I just think it's better to find out if she's a falke early on before investing anymore time.

 

like i said, we had a pretty frank convo Sunday night. she isnt the type of girl to pull any BS. she flat out told me "i went on a few dates, but nothing clicked. you are my match. you are my success story - I'm deactivating my account" she also said "how about we just assume everything is fine between us unless either one of us states otherwise, that way, neither of us has to worry". like, she couldnt be more upfront saying that she digs me.

 

thing is, she has been online on the dating site more than usual the last 2 days. She wasnt on for over a week over xmas and probably accumulated a lot of emails and interests from other dudes. maybe one of them clicked.

 

and of course, out of the 4 potentials I have, this is the one I wanted the most. maybe I came off as that and too accessible. mabe thats the prob here.

  • Author
Posted

also, i'm hoping that because she said 'reschedule' instead of 'cancel', that i may be ok here.

 

who knows. frucking women....

Posted

I think she owed it to you to call and cancel your date together. Sending a text to cancel is a little rude, but maybe I'm just being old fashioned.

 

Since the communication is obviously not clear here, why don't you call her? Call her just with the intention of touching basis. See if she answers your call.

 

If she does, let her know that you can reschedule. See how she responds. Maybe bring up some NY plans, make it sound fun and let her know that you would like to celebrate this with her if she feels better. Something like that.

 

If she doesn't answer, leave a message saying you hope she gets well, and you would like to keep in touch with her about plans for tomorrow.

 

.... after all, if she said you are her match she has to like you enough to say that.

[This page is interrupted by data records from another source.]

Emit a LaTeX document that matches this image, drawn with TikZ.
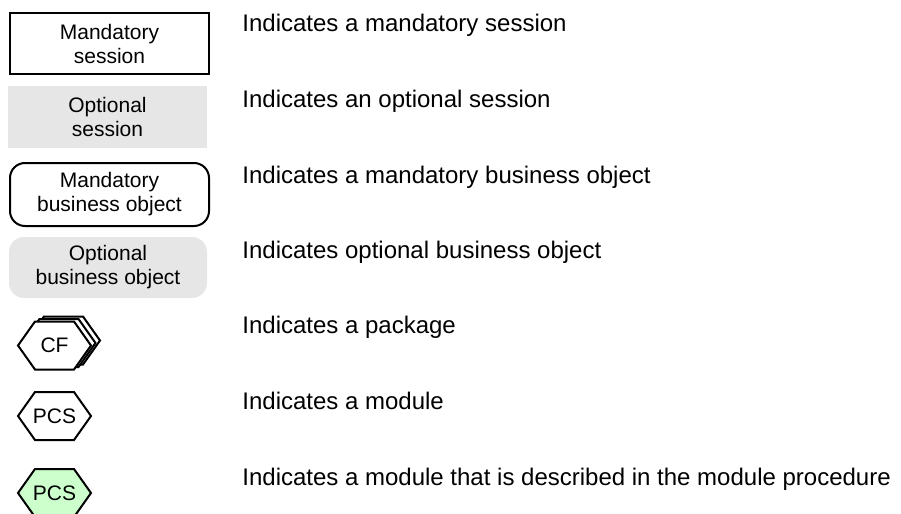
\documentclass[tikz,border=0pt]{standalone}
\usepackage{fontspec}
\setmainfont{Liberation Sans}
\begin{document}
\begin{tikzpicture}[x=0.5pt,y=-0.5pt,
  symtext/.style={font=\fontsize{10.5}{12}\selectfont, align=center, inner sep=0pt},
  mandbox/.style={symtext, draw=black, line width=1pt},
  optbox/.style={symtext, fill=optgray},
  desc/.style={font=\fontsize{12}{14}\selectfont, anchor=base west, inner sep=0pt},
  hexa/.pic={\path[pic actions, line width=1pt, line join=miter]
     (-36.5,0) -- (-19.5,-24) -- (19.5,-24) -- (36.5,0) -- (19.5,24) -- (-19.5,24) -- cycle;},
]
\definecolor{optgray}{RGB}{230,230,230}
\definecolor{modgreen}{RGB}{204,255,204}
\useasboundingbox (0,0) rectangle (901,514);

% legend symbols
\node[mandbox, minimum width=99.5pt, minimum height=30.5pt] (b1) at (109.5,43.5) {Mandatory\\session};
\node[optbox, minimum width=99.5pt, minimum height=31pt] (b2) at (107.5,117) {Optional\\session};
\node[mandbox, rounded corners=7.5pt, minimum width=99.5pt, minimum height=31.5pt] (b3) at (109.5,194.5) {Mandatory\\business object};
\node[optbox, rounded corners=7.5pt, minimum width=99pt, minimum height=30.5pt] (b4) at (108,267.5) {Optional\\business object};

% package (stacked hexagons)
\pic[draw=black, fill=white] at (63.5,340.5) {hexa};
\pic[draw=black, fill=white] at (59,343) {hexa};
\pic[draw=black, fill=white] at (54.5,345.5) {hexa};
\node[symtext] (h1) at (54.5,345.5) {CF};

% module
\pic[draw=black, fill=white] at (54.5,416) {hexa};
\node[symtext] (h2) at (54.5,416) {PCS};

% described module
\pic[draw=black, fill=modgreen] at (54.5,493) {hexa};
\node[symtext] (h3) at (54.5,493) {PCS};

% descriptions
\node[desc] (t1) at (242,31.7) {Indicates a mandatory session};
\node[desc] (t2) at (242,107.3) {Indicates an optional session};
\node[desc] (t3) at (242,183.6) {Indicates a mandatory business object};
\node[desc] (t4) at (242,258.7) {Indicates optional business object};
\node[desc] (t5) at (242,333.8) {Indicates a package};
\node[desc] (t6) at (242,409.6) {Indicates a module};
\node[desc] (t7) at (242,485.3) {Indicates a module that is described in the module procedure};
\end{tikzpicture}
\end{document}
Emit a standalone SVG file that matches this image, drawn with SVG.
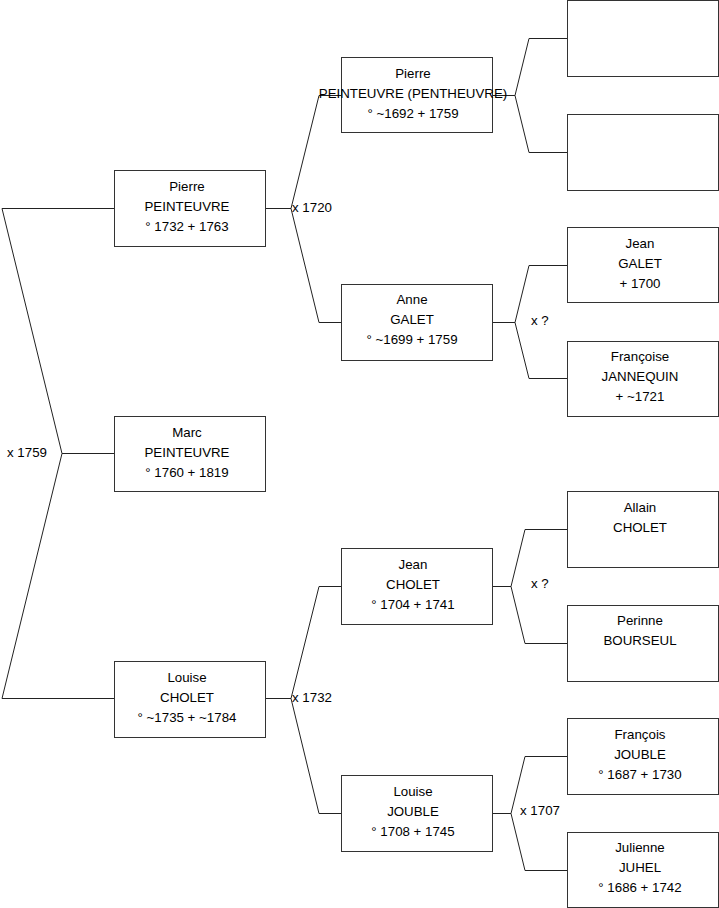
<svg xmlns="http://www.w3.org/2000/svg" width="719" height="908" viewBox="0 0 719 908">
<style>
.box{fill:#fff;stroke:#333;stroke-width:1}
.ln{fill:none;stroke:#222;stroke-width:1}
text{font-family:"Liberation Sans",Arial,sans-serif;font-size:13.3px;fill:#000}
.c{text-anchor:middle}
</style>
<rect width="719" height="908" fill="#fff"/>
<g id="connectors">
<polyline class="ln" points="114,453.5 62,453.5"/>
<polyline class="ln" points="114,208.5 2,208.5 62,453.5 2,698.5 114,698.5"/>
<polyline class="ln" points="265,208.5 291,208.5"/>
<polyline class="ln" points="341,95.5 319,95.5 291,208.5 319,322.5 341,322.5"/>
<polyline class="ln" points="265,698.5 291,698.5"/>
<polyline class="ln" points="341,586.5 319,586.5 291,698.5 319,813.5 341,813.5"/>
<polyline class="ln" points="492,95.5 515,95.5"/>
<polyline class="ln" points="567,38.5 529,38.5 515,95.5 529,152.5 567,152.5"/>
<polyline class="ln" points="492,322.5 515,322.5"/>
<polyline class="ln" points="567,265.5 529,265.5 515,322.5 529,378.5 567,378.5"/>
<polyline class="ln" points="492,586.5 511,586.5"/>
<polyline class="ln" points="567,529.5 525,529.5 511,586.5 525,643.5 567,643.5"/>
<polyline class="ln" points="492,813.5 511,813.5"/>
<polyline class="ln" points="567,756.5 525,756.5 511,813.5 525,870.5 567,870.5"/>
<text x="7" y="457">x 1759</text>
<text x="292" y="212">x 1720</text>
<text x="292" y="702">x 1732</text>
<text x="531" y="325">x ?</text>
<text x="531" y="588">x ?</text>
<text x="520" y="815">x 1707</text>
</g>
<g id="n-pierre-1732">
<rect class="box" x="114.5" y="170.5" width="151" height="76"/>
<text class="c" x="187" y="191">Pierre</text>
<text class="c" x="187" y="211">PEINTEUVRE</text>
<text class="c" x="187" y="231">° 1732 + 1763</text>
</g>
<g id="n-marc">
<rect class="box" x="114.5" y="416.5" width="151" height="75"/>
<text class="c" x="187" y="437">Marc</text>
<text class="c" x="187" y="457">PEINTEUVRE</text>
<text class="c" x="187" y="477">° 1760 + 1819</text>
</g>
<g id="n-louise-cholet">
<rect class="box" x="114.5" y="661.5" width="151" height="76"/>
<text class="c" x="187" y="682">Louise</text>
<text class="c" x="187" y="702">CHOLET</text>
<text class="c" x="187" y="722">° ~1735 + ~1784</text>
</g>
<g id="n-pierre-1692">
<rect class="box" x="341.5" y="57.5" width="151" height="75"/>
<text class="c" x="413" y="78">Pierre</text>
<text class="c" x="413" y="98">PEINTEUVRE (PENTHEUVRE)</text>
<text class="c" x="413" y="118">° ~1692 + 1759</text>
</g>
<g id="n-anne-galet">
<rect class="box" x="341.5" y="284.5" width="151" height="76"/>
<text class="c" x="412" y="304">Anne</text>
<text class="c" x="412" y="324">GALET</text>
<text class="c" x="412" y="344">° ~1699 + 1759</text>
</g>
<g id="n-jean-cholet">
<rect class="box" x="341.5" y="548.5" width="151" height="76"/>
<text class="c" x="413" y="569">Jean</text>
<text class="c" x="413" y="589">CHOLET</text>
<text class="c" x="413" y="609">° 1704 + 1741</text>
</g>
<g id="n-louise-jouble">
<rect class="box" x="341.5" y="775.5" width="151" height="76"/>
<text class="c" x="413" y="796">Louise</text>
<text class="c" x="413" y="816">JOUBLE</text>
<text class="c" x="413" y="836">° 1708 + 1745</text>
</g>
<g id="n-empty-1">
<rect class="box" x="567.5" y="0.5" width="151" height="76"/>
</g>
<g id="n-empty-2">
<rect class="box" x="567.5" y="114.5" width="151" height="76"/>
</g>
<g id="n-jean-galet">
<rect class="box" x="567.5" y="227.5" width="151" height="75"/>
<text class="c" x="640" y="248">Jean</text>
<text class="c" x="640" y="268">GALET</text>
<text class="c" x="640" y="288"> + 1700</text>
</g>
<g id="n-francoise">
<rect class="box" x="567.5" y="341.5" width="151" height="75"/>
<text class="c" x="640" y="361">Françoise</text>
<text class="c" x="640" y="381">JANNEQUIN</text>
<text class="c" x="640" y="401">+ ~1721</text>
</g>
<g id="n-allain">
<rect class="box" x="567.5" y="491.5" width="151" height="76"/>
<text class="c" x="640" y="512">Allain</text>
<text class="c" x="640" y="532">CHOLET</text>
</g>
<g id="n-perinne">
<rect class="box" x="567.5" y="605.5" width="151" height="76"/>
<text class="c" x="640" y="625">Perinne</text>
<text class="c" x="640" y="645">BOURSEUL</text>
</g>
<g id="n-francois">
<rect class="box" x="567.5" y="718.5" width="151" height="76"/>
<text class="c" x="640" y="739">François</text>
<text class="c" x="640" y="759">JOUBLE</text>
<text class="c" x="640" y="779">° 1687 + 1730</text>
</g>
<g id="n-julienne">
<rect class="box" x="567.5" y="832.5" width="151" height="75"/>
<text class="c" x="640" y="852">Julienne</text>
<text class="c" x="640" y="872">JUHEL</text>
<text class="c" x="640" y="892">° 1686 + 1742</text>
</g>
</svg>
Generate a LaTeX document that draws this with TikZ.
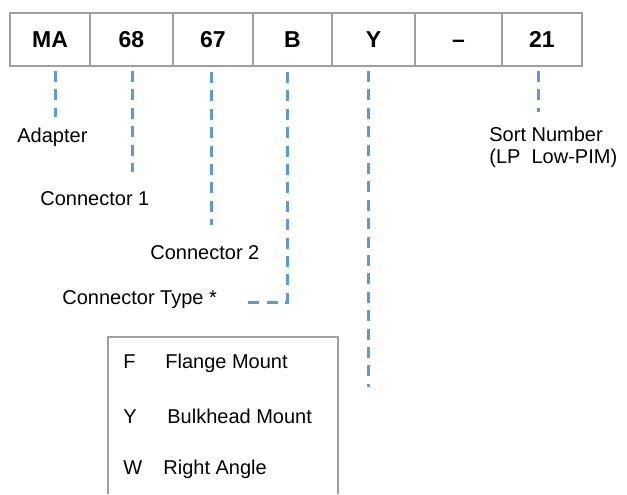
\documentclass[tikz,border=0pt]{standalone}
\usepackage{fontspec}
\setmainfont{Liberation Sans}
\usepackage{tikz}
\usetikzlibrary{matrix}

\definecolor{boxgray}{RGB}{160,160,160}
\definecolor{lineblue}{RGB}{91,155,213}

\tikzset{
  dashline/.style={draw=lineblue,line width=1.5pt,dash pattern=on 5.5pt off 3.7pt},
  lbl/.style={anchor=west,inner sep=0pt,text height=7.2pt,text depth=2pt,
              font=\fontsize{10}{12}\selectfont},
}

\begin{document}
\begin{tikzpicture}[x=0.5pt,y=-0.5pt]
  \useasboundingbox (0,0) rectangle (627,494);

  % part number boxes
  \matrix(P)[matrix of nodes,anchor=north west,inner sep=0pt,line width=1pt,
             row sep=-\pgflinewidth,column sep=-\pgflinewidth,
             nodes={rectangle,draw=boxgray,line width=1pt,anchor=center,inner sep=1pt,
                    text height=8.3pt,text depth=0pt,
                    minimum height=26.5pt,font=\bfseries\fontsize{11.5}{13}\selectfont},
             column 1/.style={minimum width=40pt},
             column 2/.style={minimum width=41.5pt},
             column 3/.style={minimum width=40pt},
             column 4/.style={minimum width=39.5pt},
             column 5/.style={minimum width=41.5pt},
             column 6/.style={minimum width=43.5pt},
             column 7/.style={minimum width=40pt},
            ] at (8,11)
  {
    MA & 68 & 67 & B & Y & \textendash & 21 \\
  };

  % line ends
  \coordinate (adapterEnd) at (55,117);
  \coordinate (conOneEnd) at (132,172);
  \coordinate (conTwoEnd) at (211,225);
  \coordinate (typeCorner) at (287,302);
  \coordinate (typeEnd) at (245,302);
  \coordinate (mountEnd) at (368,387);
  \coordinate (sortEnd) at (538,112);

  \draw[dashline] (P-1-1.south -| adapterEnd) ++(0,4) -- (adapterEnd);
  \draw[dashline] (P-1-2.south -| conOneEnd) ++(0,4) -- (conOneEnd);
  \draw[dashline] (P-1-3.south -| conTwoEnd) ++(0,5) -- (conTwoEnd);
  \draw[dashline] (P-1-4.south -| typeCorner) ++(0,5) -- (typeCorner) -- (typeEnd);
  \draw[dashline] (P-1-5.south -| mountEnd) ++(0,4) -- (mountEnd);
  \draw[dashline] (P-1-7.south -| sortEnd) ++(0,4) -- (sortEnd);

  % labels
  \node[lbl] (adapter) at (17,137) {Adapter};
  \node[lbl] (conOne) at (40,200) {Connector 1};
  \node[lbl] (conTwo) at (150,254) {Connector 2};
  \node[lbl] (conType) at (62,299) {Connector Type *};
  \node[lbl] (sortA) at (489,136) {Sort Number};
  \node[lbl] (sortB) at (489,158) {(LP\ \ Low-PIM)};

  % mount type table
  \draw[boxgray,line width=1pt] (108,494) -- (108,337) -- (338,337) -- (338,494);
  \node[lbl] (kF) at (123,363) {F};
  \node[lbl] (dF) at (165,363) {Flange Mount};
  \node[lbl] (kY) at (123,418) {Y};
  \node[lbl] (dY) at (167,418) {Bulkhead Mount};
  \node[lbl] (kW) at (123,469) {W};
  \node[lbl] (dW) at (163,469) {Right Angle};
\end{tikzpicture}
\end{document}
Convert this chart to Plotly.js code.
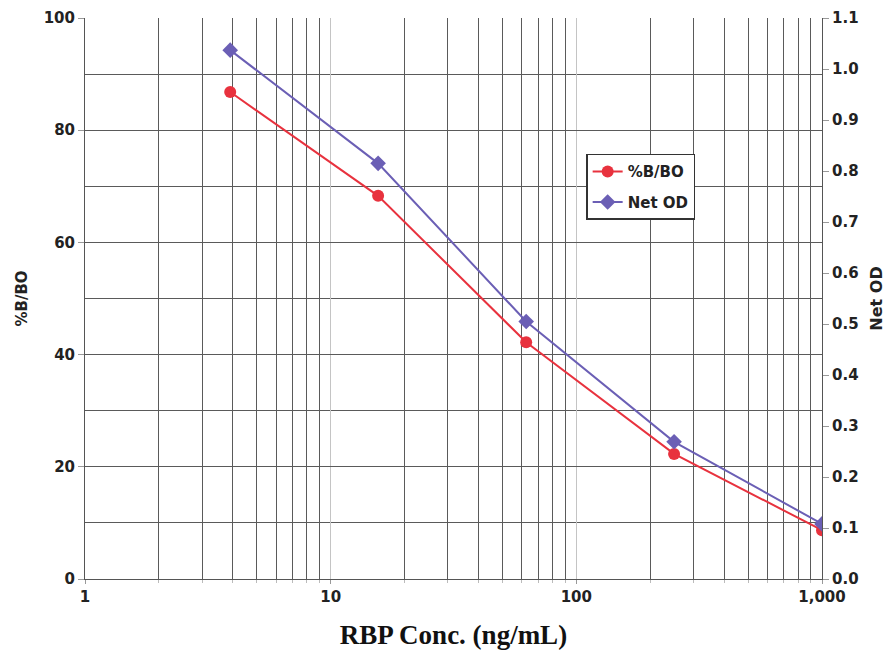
<!DOCTYPE html>
<html><head><meta charset="utf-8">
<script src="https://cdn.plot.ly/plotly-3.0.1.min.js"></script>
<style>body{margin:0;background:#fff}#c{width:891px;height:654px}</style>
</head><body><div id="c"></div>
<script>
const conc = [3.9, 15.6, 62.5, 250, 1000];
const pctB = [86.8, 68.3, 42.2, 22.3, 8.7];
const netOD = [1.037, 0.815, 0.505, 0.269, 0.108];
const xTickVals = [1, 10, 100, 1000];
const xTickText = ['1', '10', '100', '1,000'];
const xMinor = [2,3,4,5,6,7,8,9,20,30,40,50,60,70,80,90,200,300,400,500,600,700,800,900];

const sans = 'DejaVu Sans, Verdana, sans-serif';
const tickFont = {family: sans, size: 15, color: '#222', weight: 700};
const traces = [
  {x: conc, y: pctB, name: '%B/BO', mode: 'lines+markers', yaxis: 'y', legendgroup: 'a',
   line: {color: '#e8323e', width: 2}, marker: {symbol: 'circle', size: 12, color: '#e8323e'}},
  {x: conc, y: netOD, name: 'Net OD', mode: 'lines+markers', yaxis: 'y2', legendgroup: 'b',
   line: {color: '#6b5fb5', width: 2}, marker: {symbol: 'diamond', size: 12, color: '#6b5fb5'}}
];
const layout = {
  width: 891, height: 654,
  margin: {l: 85, r: 69, t: 18, b: 75},
  paper_bgcolor: '#fff', plot_bgcolor: '#fff',
  showlegend: true,
  legend: {x: 0.68, y: 0.758, xanchor: 'left', yanchor: 'top', bgcolor: '#fff',
    bordercolor: '#333', borderwidth: 1.5, font: {family: sans, size: 15, color: '#222', weight: 700},
    traceorder: 'grouped', tracegroupgap: 8},
  xaxis: {type: 'log', range: [0, 3], tickmode: 'array', tickvals: xTickVals, ticktext: xTickText,
    tickfont: tickFont, ticks: 'outside', ticklen: 4, tickcolor: '#999',
    showgrid: true, gridcolor: '#c4c4c4', gridwidth: 1,
    minor: {tickmode: 'array', tickvals: xMinor, showgrid: true, gridcolor: '#5a5a5a', gridwidth: 1, ticks: 'outside', ticklen: 3, tickcolor: '#bbb'},
    showline: true, linecolor: '#555', linewidth: 1, zeroline: false, mirror: false,
    title: {text: 'RBP Conc. (ng/mL)', font: {family: 'Liberation Serif, Times New Roman, serif', size: 27, color: '#111', weight: 700}, standoff: 20}},
  yaxis: {range: [0, 100], tickmode: 'linear', tick0: 0, dtick: 20,
    tickfont: tickFont, ticks: 'outside', ticklen: 6, tickcolor: '#999',
    showgrid: true, gridcolor: '#5a5a5a', gridwidth: 1,
    minor: {dtick: 10, showgrid: true, gridcolor: '#5a5a5a', gridwidth: 1},
    showline: true, linecolor: '#555', linewidth: 1, zeroline: false,
    title: {text: '%B/BO', font: {family: sans, size: 15, color: '#222', weight: 700}, standoff: 12}},
  yaxis2: {range: [0, 1.1], overlaying: 'y', side: 'right', tickmode: 'linear', tick0: 0, dtick: 0.1,
    tickformat: '.1f', tickfont: tickFont, ticks: 'outside', ticklen: 6, tickcolor: '#999',
    showgrid: false, showline: true, linecolor: '#555', linewidth: 1, zeroline: false,
    title: {text: 'Net OD', font: {family: sans, size: 16, color: '#222', weight: 700}, standoff: 13}}
};
Plotly.newPlot('c', traces, layout, {displayModeBar: false, staticPlot: true});
</script></body></html>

If you are her match, you will be her NY date priority. But definitely take the initiative here to call, touch basis and clear up the communication.

Posted

 

and of course, out of the 4 potentials I have, this is the one I wanted the most. maybe I came off as that and too accessible. mabe thats the prob here.

 

I personally like men who show me that they are accessible and like me. I try to do the same.

 

if you want a healthy, positive relationship, you need to find someone who is compatible with you. maybe that's the type of woman who appreciates a man that shows how he wants her.

 

a confident man shows a woman that he wants her, a lot of us find that very sexy.